Las transmisiones televisivas de México 70, las primeras a gran escala de un Mundial, convencieron al dictador zaireño (en 1971 decidió darle un nuevo nombre a su país) de que debía apoyar al fútbol para estar presentes en la cita germana portando el estandarte del continente negro.

Hasta que por fin llegó la hora de jugar, y allí ningún chamán logró torcer el destino. El debut ante Escocia no fue del todo negativo. Pese al 0-2, Zaire dejó una buena impresión, mejor de la que se suponía de antemano. Pero los hechos ocurridos entre el estreno, partido disputado el 14 de junio, y el siguiente frente a Yugoslavia cuatro días después cambiarían por completo la ecuación.

El populista dictador Mobutu.

Apenas habían transcurrido algunas horas desde la derrota inicial cuando los dirigentes de la federación zaireña comunicaron a los integrantes del plantel que se les había acabado el dinero para pagarles. “Pusieron excusas sin sentido. Nos dijeron que se había gastado en el viaje y no quedaba más”, explicaría Mwepu muchos años más tarde. Los futbolistas amenazaron con no presentarse a jugar contra los balcánicos, y si bien la presión de los representantes del gobierno los hizo desistir, entraron al campo aunque no del todo. Una vez sobre el césped, los zaireños llevaron a cabo una huelga “a la japonesa”. Estaban, pero fue como si no estuvieran. “En el video del partido se ve muy claro, paseábamos por la cancha”, recuerda Mwepu. El resultado fue catastrófico, casi inaudito: 0-9.
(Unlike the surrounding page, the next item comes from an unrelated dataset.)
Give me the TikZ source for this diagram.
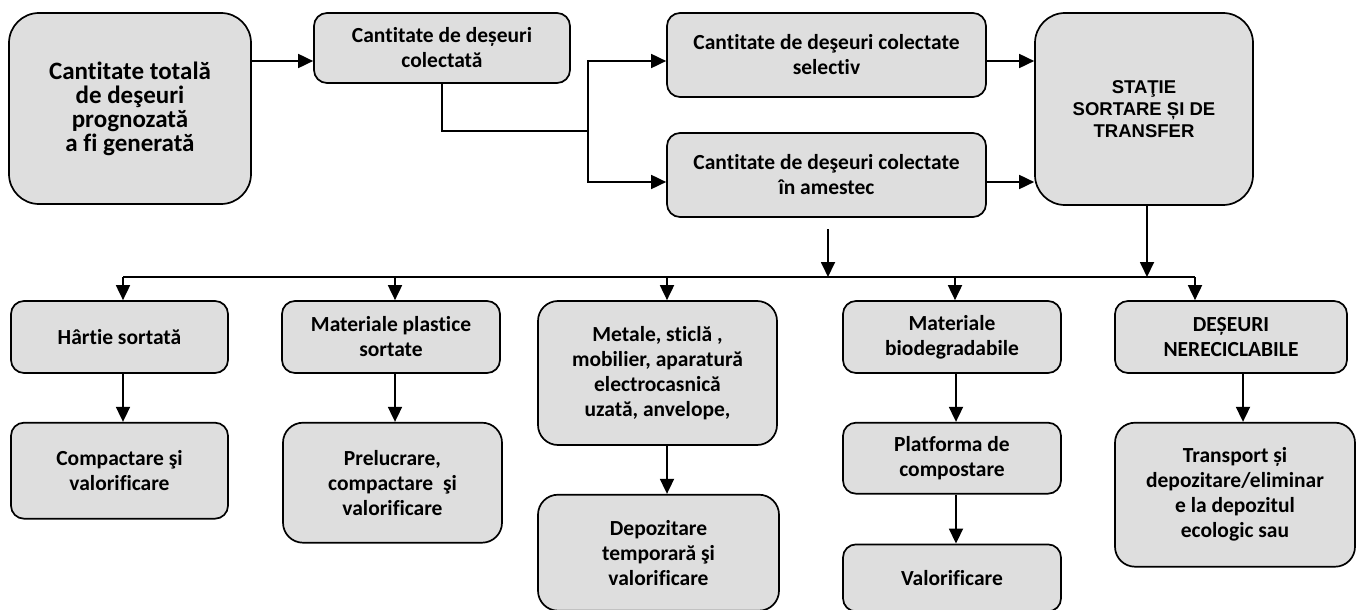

En su palacio de Kinshasa, Mobutu enloqueció, perdió los nervios sin creer lo que veía. El imaginado orgullo por ser el primer país del África negra representado en un Mundial se convertía súbitamente en humillación. Con Brasil en el horizonte temió lo peor, y decidió resolverlo a su modo: mandó un mensaje tajante a quienes eran ídolos nacionales un mes antes informándoles que si perdían por más de tres goles de diferencia no se les permitiría regresar al país.

En Alemania, después de los nueve goles recibidos frente a Yugoslavia, el público había mudado sus sentimientos en relación a Zaire. La curiosidad y la extrañeza dejaron su lugar a una especie de lástima condescendiente, y la idea de que esos chicos eran voluntariosos pero no sabían jugar al fútbol ganó muchos adeptos. La acción de Mwepu Ilunga a los 33 minutos del segundo tiempo pareció certificarla. “Ni siquiera conocen el reglamento”, fue la conclusión inmediata. Nada más lejos de la realidad. “Lo hice a propósito. Por supuesto que conocía las normas. Había jugado muchos años al fútbol antes de ese partido, ¿cómo demonios no iba a saber las reglas?”, confesaría el defensor de los Leopardos una vez que todo pasó. Su explicación encerraba una reivindicación: “No tenía ninguna razón para continuar jugando mientras que los dirigentes de mi país se enriquecían a mi costa. Quería marcharme del partido e intenté forzar mi expulsión”. No pudo. El árbitro solo lo amonestó.

Con Brasil en el horizonte temió lo peor, y decidió resolverlo a su modo: mandó un mensaje tajante a quienes eran ídolos nacionales un mes antes informándoles que si perdían por más de tres goles de diferencia no se les permitiría regresar al país.

Un minuto más tarde, Valdomiro marcaría el tercer gol brasileño y allí se terminó todo. Unos se conformaron con el resultado que les daba el pase a la siguiente ronda; los otros se aferraron a la diferencia que les habilitaba la vuelta a casa. El recibimiento en Kinshasa, por supuesto, no se pareció en nada a la despedida. El dictador Mobutu prohibió que nadie se acercase al aeropuerto y los jugadores nunca cobraron un céntimo por su participación.

Mwepu Ilunga falleció en mayo de 2015, olvidado y económicamente arruinado. Para esas fechas, por fortuna, el fútbol del África negra ya llevaba varios años escribiendo historias muy distintas, semejantes a la que pretendió prolongar Costa de Marfil en Tokyo 2020.